Но тогда, когда все это происходило, единственное чувство, которое владело ею, – это было чувство обиды от незаслуженного оскорбления. Она плакала и жалела себя и осуждала отца. А потом вообще об этом забыла.
Должны были пройти годы, чтобы в воспоминаниях вернулось к ней бледное лицо отца, его молчание и этот удар, наверное, единственный удар, который он нанес в своей жизни.
Я помню, с какой болью она мне рассказывала все это, как мучилась этой жестокой виной, общей для нас виной непонимания.
А ведь мы не были ни равнодушными, ни запуганными. Мы были готовы и способны отозваться на любую несправедливость. С юношеской категоричностью и бескомпромиссностью мы осуждали любое проявление нетоварищества в нашей среде. Мы любили и уважали своих родителей и, случись с ними беда, не отказались бы от них, верили бы в их невиновность. Наша умственная слепота объяснялась скорее добрыми качествами, нежели дурными. Наши чувства и ум не могли принять мысль о возможности такого страшного зла, как сознательное уничтожение ни в чем не повинных людей. Именно поэтому мы и не сумели разделить страха и тревог наших родителей. Ведь в их-то невиновности мы были уверены.
Я вовсе не хочу вычеркнуть из моих воспоминаний эти годы. Не только я «строк печальных не смываю», а не могу сказать, что это печальные строки. Мы радовались жизни, мы изведали любовь и истинную дружбу.
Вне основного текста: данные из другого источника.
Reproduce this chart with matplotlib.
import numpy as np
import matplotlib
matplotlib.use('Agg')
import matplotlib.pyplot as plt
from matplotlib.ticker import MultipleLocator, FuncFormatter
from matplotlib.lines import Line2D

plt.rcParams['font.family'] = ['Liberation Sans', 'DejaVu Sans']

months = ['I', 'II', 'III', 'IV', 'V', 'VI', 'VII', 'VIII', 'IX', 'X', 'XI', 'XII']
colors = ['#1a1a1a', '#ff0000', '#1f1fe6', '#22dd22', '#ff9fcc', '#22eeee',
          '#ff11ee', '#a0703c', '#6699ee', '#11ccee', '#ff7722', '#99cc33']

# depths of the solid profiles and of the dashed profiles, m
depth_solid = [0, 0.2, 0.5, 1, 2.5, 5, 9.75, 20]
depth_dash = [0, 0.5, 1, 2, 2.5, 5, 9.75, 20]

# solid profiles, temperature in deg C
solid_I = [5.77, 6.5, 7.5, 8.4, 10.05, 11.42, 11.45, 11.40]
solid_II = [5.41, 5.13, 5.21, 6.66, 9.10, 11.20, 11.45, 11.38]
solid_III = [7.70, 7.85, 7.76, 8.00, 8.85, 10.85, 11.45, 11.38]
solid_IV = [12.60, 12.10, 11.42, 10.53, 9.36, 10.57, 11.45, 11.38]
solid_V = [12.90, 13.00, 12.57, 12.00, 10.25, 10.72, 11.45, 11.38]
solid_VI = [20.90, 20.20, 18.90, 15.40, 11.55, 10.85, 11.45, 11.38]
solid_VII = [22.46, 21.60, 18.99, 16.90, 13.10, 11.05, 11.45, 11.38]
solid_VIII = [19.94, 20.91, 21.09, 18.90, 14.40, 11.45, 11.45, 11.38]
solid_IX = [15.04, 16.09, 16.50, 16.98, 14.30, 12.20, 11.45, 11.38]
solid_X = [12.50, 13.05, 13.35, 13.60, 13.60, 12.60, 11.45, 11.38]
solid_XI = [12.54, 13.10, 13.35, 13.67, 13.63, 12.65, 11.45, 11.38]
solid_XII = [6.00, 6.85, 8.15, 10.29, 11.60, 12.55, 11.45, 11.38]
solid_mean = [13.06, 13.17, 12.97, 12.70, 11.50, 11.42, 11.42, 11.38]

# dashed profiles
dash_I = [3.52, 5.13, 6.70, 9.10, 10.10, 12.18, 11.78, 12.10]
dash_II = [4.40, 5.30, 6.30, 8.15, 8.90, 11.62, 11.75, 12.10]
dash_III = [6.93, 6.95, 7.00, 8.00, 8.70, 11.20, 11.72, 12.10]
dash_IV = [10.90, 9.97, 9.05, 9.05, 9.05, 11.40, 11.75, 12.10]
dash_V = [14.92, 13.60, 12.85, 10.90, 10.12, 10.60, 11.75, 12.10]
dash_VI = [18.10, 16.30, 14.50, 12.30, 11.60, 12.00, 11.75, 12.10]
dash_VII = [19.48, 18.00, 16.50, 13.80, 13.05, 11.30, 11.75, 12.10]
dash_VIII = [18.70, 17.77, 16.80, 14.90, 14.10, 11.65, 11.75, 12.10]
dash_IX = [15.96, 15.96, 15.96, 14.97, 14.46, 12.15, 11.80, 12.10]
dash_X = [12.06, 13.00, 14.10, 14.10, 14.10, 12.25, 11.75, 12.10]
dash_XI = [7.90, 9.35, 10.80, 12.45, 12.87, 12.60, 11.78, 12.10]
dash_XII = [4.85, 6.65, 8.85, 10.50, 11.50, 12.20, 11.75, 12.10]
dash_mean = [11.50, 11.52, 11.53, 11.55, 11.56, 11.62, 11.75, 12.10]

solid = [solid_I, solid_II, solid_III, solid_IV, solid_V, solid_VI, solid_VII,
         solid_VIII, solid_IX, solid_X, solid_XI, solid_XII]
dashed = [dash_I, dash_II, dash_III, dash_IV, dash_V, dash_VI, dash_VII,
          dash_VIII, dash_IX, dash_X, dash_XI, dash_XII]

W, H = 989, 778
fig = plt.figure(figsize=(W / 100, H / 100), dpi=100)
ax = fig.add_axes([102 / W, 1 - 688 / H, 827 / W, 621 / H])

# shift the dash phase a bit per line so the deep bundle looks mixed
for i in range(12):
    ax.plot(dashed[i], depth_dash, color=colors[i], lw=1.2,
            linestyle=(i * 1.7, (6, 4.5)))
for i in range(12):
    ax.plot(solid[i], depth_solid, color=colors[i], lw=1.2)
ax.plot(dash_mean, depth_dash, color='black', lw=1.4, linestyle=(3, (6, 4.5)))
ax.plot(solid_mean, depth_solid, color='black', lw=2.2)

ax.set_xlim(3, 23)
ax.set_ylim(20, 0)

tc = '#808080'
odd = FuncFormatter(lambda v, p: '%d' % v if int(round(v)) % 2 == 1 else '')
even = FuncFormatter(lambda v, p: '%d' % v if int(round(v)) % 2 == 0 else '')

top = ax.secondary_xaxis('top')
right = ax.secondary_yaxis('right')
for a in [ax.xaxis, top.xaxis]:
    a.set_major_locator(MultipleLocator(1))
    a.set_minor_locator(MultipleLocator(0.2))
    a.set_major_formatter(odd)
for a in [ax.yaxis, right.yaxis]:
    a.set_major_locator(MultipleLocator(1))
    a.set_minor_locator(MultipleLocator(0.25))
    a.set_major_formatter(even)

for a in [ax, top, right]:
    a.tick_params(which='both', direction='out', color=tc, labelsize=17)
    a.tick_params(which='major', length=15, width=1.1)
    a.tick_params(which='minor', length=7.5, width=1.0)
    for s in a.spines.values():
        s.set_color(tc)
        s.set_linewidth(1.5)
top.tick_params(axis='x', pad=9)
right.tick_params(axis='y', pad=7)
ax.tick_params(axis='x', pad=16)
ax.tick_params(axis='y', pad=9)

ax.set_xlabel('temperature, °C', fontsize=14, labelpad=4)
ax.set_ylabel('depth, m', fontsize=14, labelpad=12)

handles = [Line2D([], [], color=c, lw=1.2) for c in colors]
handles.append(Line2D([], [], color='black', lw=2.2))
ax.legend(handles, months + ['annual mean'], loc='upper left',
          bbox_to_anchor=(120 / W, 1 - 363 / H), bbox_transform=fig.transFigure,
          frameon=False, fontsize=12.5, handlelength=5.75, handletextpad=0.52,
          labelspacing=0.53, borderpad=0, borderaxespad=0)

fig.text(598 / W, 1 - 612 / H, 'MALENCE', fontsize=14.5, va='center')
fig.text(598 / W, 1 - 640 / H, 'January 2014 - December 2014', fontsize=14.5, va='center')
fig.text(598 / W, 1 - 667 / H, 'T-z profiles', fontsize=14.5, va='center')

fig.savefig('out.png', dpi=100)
Я решила вставить эту цитату из очень интересной и искренней книги Евгения Гнедина «Катастрофа и второе рождение». Я решила это сделать не только потому, что меня поразило почти дословное совпадение оценки нашего с ним мироощущения тех лет, но и особенно потому, что автор этой книги намного старше меня. В те годы он был уже зрелым человеком (в 1938 году ему было 40 лет), у него за спиной были годы работы в отделе печати Народного комиссариата иностранных дел, заведующим которым он был. Степень его информированности несопоставима с нашей. Более того, он лично знал очень многих из невинно арестованных и погубленных людей. Он присутствовал на самых знаменитых политических процессах, замечал «некоторые несообразности» в обвинении. И все же не понимал, что он свидетель «судебной комедии и трагедии невинных людей».